U.S. natural gas and oil exports would reinforce North America's long-term energy production future, improve the domestic trade balance and stabilize the global energy system, Royal Dutch Shell plc's chief said Tuesday.
"Policymakers here in the United States should embrace a truly liberalized, diverse and global energy market," CEO Ben van Beurden told an audience at New York's Columbia University. He was keynote speaker at a forum at the Center on Global Energy Policy.
Several liquefied natural gas export projects quickly are moving through the regulatory queue. Most U.S. crude exports have been banned since the oil embargo of the 1970s, but the unconventional oil boom has prompted discussions to lift the ban. Meanwhile, the Department of Commerce in March ruled that Pioneer Natural Resources Co. and Enterprise Products Partners LP could export condensate, and more applications are in the offing.
All of those developments are for the good, both for the United States and for the globe, van Beurden told the audience in his first major public speech since taking over Shell in January.
Gradually lifting the ban on oil exports would benefit U.S. consumers because it would allow production to increase and keep it flowing to global refiners. That oil flow in turn likely would keep fuel prices from spiking.
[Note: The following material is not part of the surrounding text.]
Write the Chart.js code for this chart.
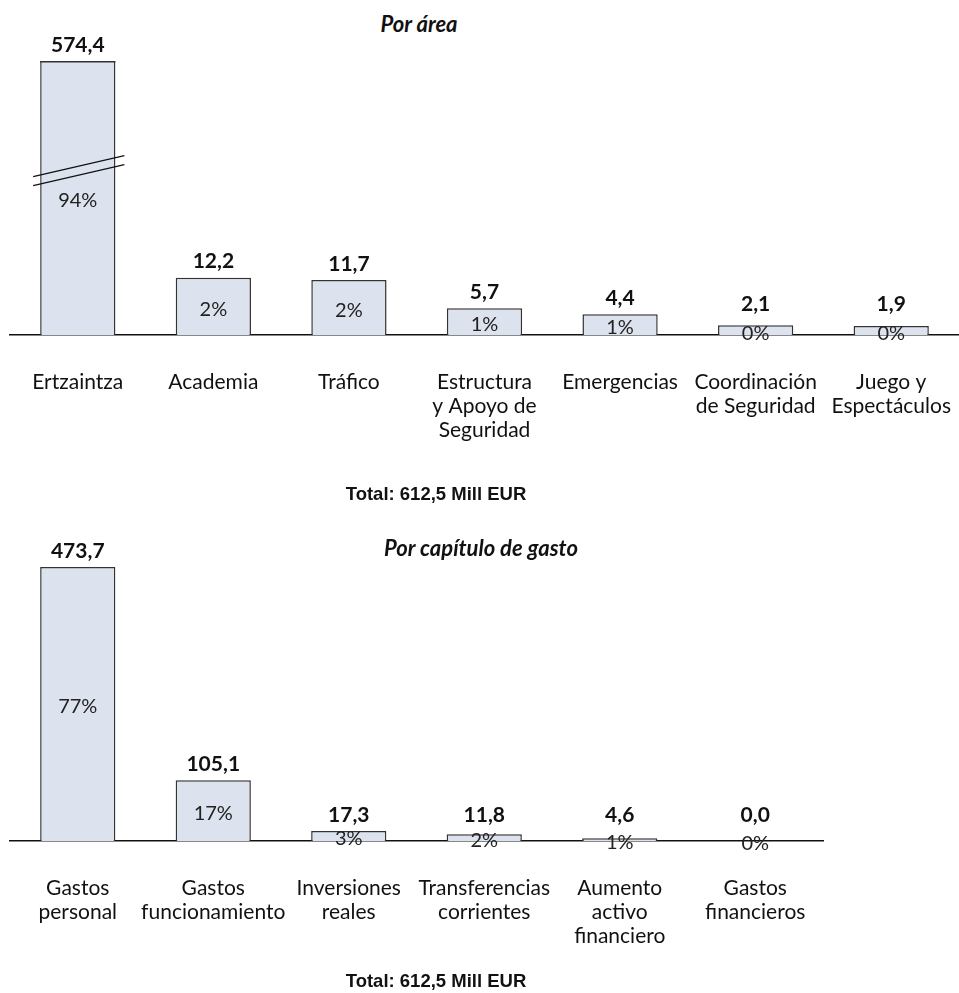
<!DOCTYPE html>
<html>
<head>
<meta charset="utf-8">
<script src="https://cdn.jsdelivr.net/npm/chart.js@4.4.0/dist/chart.umd.min.js"></script>
<style>
  body { margin: 0; background: #fff; }
  #page { position: relative; width: 959px; height: 993px; overflow: hidden; }
  .wrap { position: absolute; left: 0; width: 959px; }
  .title { position: absolute; transform: translate(-50%, -50%); white-space: nowrap;
           font-family: Lato, 'Open Sans', sans-serif; font-weight: bold; font-style: italic;
           font-size: 22px; color: #111; }
  .total { position: absolute; transform: translate(-50%, -50%); white-space: nowrap;
           font-family: 'Liberation Sans', Arial, sans-serif;
           font-weight: bold; font-size: 18.5px; color: #111; }
</style>
</head>
<body>
<div id="page">
  <div class="title" style="left:419px; top:23px;">Por área</div>
  <div class="wrap" style="top:0; height:500px;"><canvas id="areaChart"></canvas></div>
  <div class="total" style="left:436px; top:494px;">Total: 612,5 Mill EUR</div>
  <div class="title" style="left:481px; top:547px;">Por capítulo de gasto</div>
  <div class="wrap" style="top:500px; height:493px;"><canvas id="chapterChart"></canvas></div>
  <div class="total" style="left:436px; top:981px;">Total: 612,5 Mill EUR</div>
</div>
<script>
// data (Mill EUR)
const areaLabels = [['Ertzaintza'], ['Academia'], ['Tráfico'], ['Estructura', 'y Apoyo de', 'Seguridad'],
                    ['Emergencias'], ['Coordinación', 'de Seguridad'], ['Juego y', 'Espectáculos']];
const areaValues = [574.4, 12.2, 11.7, 5.7, 4.4, 2.1, 1.9];
const areaPct = ['94%', '2%', '2%', '1%', '1%', '0%', '0%'];
const areaAxisMax = 58.3;   // axis is broken above this

const chapterLabels = [['Gastos', 'personal'], ['Gastos', 'funcionamiento'], ['Inversiones', 'reales'],
                       ['Transferencias', 'corrientes'], ['Aumento', 'activo', 'financiero'], ['Gastos', 'financieros']];
const chapterValues = [473.7, 105.1, 17.3, 11.8, 4.6, 0.0];
const chapterPct = ['77%', '17%', '3%', '2%', '1%', '0%'];
const chapterAxisMax = 473.7;

const BAR_FILL = '#dde3ee';
const BAR_LINE = '#333333';
const FONT = 'Lato, "Open Sans", sans-serif';

function fmt(v) {
    return v.toFixed(1).replace('.', ',');
}

// value on top of each bar + share inside it, and the break mark for clipped bars
const barLabels = {
    id: 'barLabels',
    afterDatasetsDraw(chart, args, opts) {
        const ctx = chart.ctx;
        const area = chart.chartArea;
        const meta = chart.getDatasetMeta(0);
        const values = chart.data.datasets[0].data;
        ctx.save();
        meta.data.forEach((bar, i) => {
            const top = Math.max(bar.y, area.top);
            const base = bar.base;
            const left = bar.x - bar.width / 2;
            const right = bar.x + bar.width / 2;

            if (bar.y < area.top) {
                // bar clipped: close its top and draw the break
                ctx.strokeStyle = BAR_LINE;
                ctx.lineWidth = 1.5;
                ctx.beginPath();
                ctx.moveTo(left, area.top + 0.75);
                ctx.lineTo(right, area.top + 0.75);
                ctx.stroke();

                const mid = area.top + (area.bottom - area.top) * 0.4;
                const x0 = left - 7, x1 = right + 9;
                const dy = 10.5;
                ctx.strokeStyle = '#111';
                ctx.lineWidth = 1.2;
                [-4.5, 4.5].forEach(off => {
                    ctx.beginPath();
                    ctx.moveTo(x0, mid + dy + off);
                    ctx.lineTo(x1, mid - dy + off);
                    ctx.stroke();
                });
            }

            ctx.textAlign = 'center';
            ctx.textBaseline = 'middle';

            // value label
            ctx.fillStyle = '#111';
            ctx.font = 'bold 21px ' + FONT;
            const vy = Math.min(top - 16, base - opts.minLift);
            ctx.fillText(fmt(values[i]), bar.x, vy);

            // percent label
            ctx.fillStyle = '#222';
            ctx.font = '20px ' + FONT;
            ctx.fillText(opts.pct[i], bar.x, (top + base) / 2 + 3);
        });
        ctx.restore();
    }
};

function makeChart(id, labels, values, pct, yMax, pad, axisHeight, minLift) {
    return new Chart(document.getElementById(id), {
        type: 'bar',
        data: {
            labels,
            datasets: [{
                data: values,
                backgroundColor: BAR_FILL,
                borderColor: BAR_LINE,
                borderWidth: 1.5,
                borderSkipped: 'bottom',
                barPercentage: 0.555,
                categoryPercentage: 1,
                clip: { left: 5, right: 5, top: 0, bottom: 5 }
            }]
        },
        options: {
            responsive: true,
            maintainAspectRatio: false,
            animation: false,
            events: [],
            layout: { padding: pad },
            plugins: {
                legend: { display: false },
                tooltip: { enabled: false },
                barLabels: { pct, minLift }
            },
            scales: {
                x: {
                    grid: { display: false },
                    border: { display: true, color: '#111', width: 1.5 },
                    ticks: {
                        color: '#111',
                        padding: 27,
                        maxRotation: 0,
                        autoSkip: false,
                        font: { family: FONT, size: 21, lineHeight: 1.14 }
                    },
                    afterFit(scale) {
                        scale.height = axisHeight;
                        scale.paddingLeft = 0;
                        scale.paddingRight = 0;
                    }
                },
                y: { display: false, min: 0, max: yMax }
            }
        },
        plugins: [barLabels]
    });
}

makeChart('areaChart', areaLabels, areaValues, areaPct, areaAxisMax,
          { top: 61, left: 10, right: 0, bottom: 0 }, 165, 31);
makeChart('chapterChart', chapterLabels, chapterValues, chapterPct, chapterAxisMax,
          { top: 67, left: 10, right: 136, bottom: 0 }, 152, 26);
</script>
</body>
</html>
"I don't think it would be sensible to argue for an immediate opening overnight, but a systematic and gradual opening up of the export ban would be a sensible thing to do," van Beurden explained.
Global energy demand is rising and will continue to rise, he said. But exploration companies have a duty to do more than produce oil and gas.
"Meeting energy demand is a massive challenge. But so too is the need to tackle the real and growing threat that climate change poses," said the CEO. "Rising demand for energy and concerns over climate change are clearly the two most powerful influences shaping our energy system."
Other factors are at work on supply and demand, potentially from oil and gas finds in other global rock formations, geopolitical tensions and the influence of new technologies.
No one fuel would improve the environment or increase the world's energy efficiency. But natural gas is a good option, said van Beurden. Most of Shell's global output is weighted to gas.
"Shell has long made the case for natural gas as a versatile, abundant and cleaner-burning fuel," said van Beurden. "When burned to generate power it produces half the carbon dioxide coal does." He cited the U.S. Environmental Protection Agency (EPA) mandate to set emission reductions targets at power plants, which should lead a reduction in U.S. power sector greenhouse gas emissions by 15%.
Shell backs EPA's plans, said van Beurden.
"At Shell we believe that natural gas also has a long-term role as a flexible back-up to intermittent energy sources like solar and wind. A gas-fired plant can start up or stand down much more rapidly than a coal-fired plant."
Shell also is a supporter of "strong and stable carbon pricing," he said. "That's a view Shell shares" with the U.S. federal government, the World Bank and the OECD, or Organization for Economic Cooperation and Development. "A well-implemented carbon pricing system would help to promote low-carbon technologies...and accelerate the shift to cleaner fossil fuels like natural gas. It has the added benefits of being relatively cheap to implement, and of spreading the burden fairly."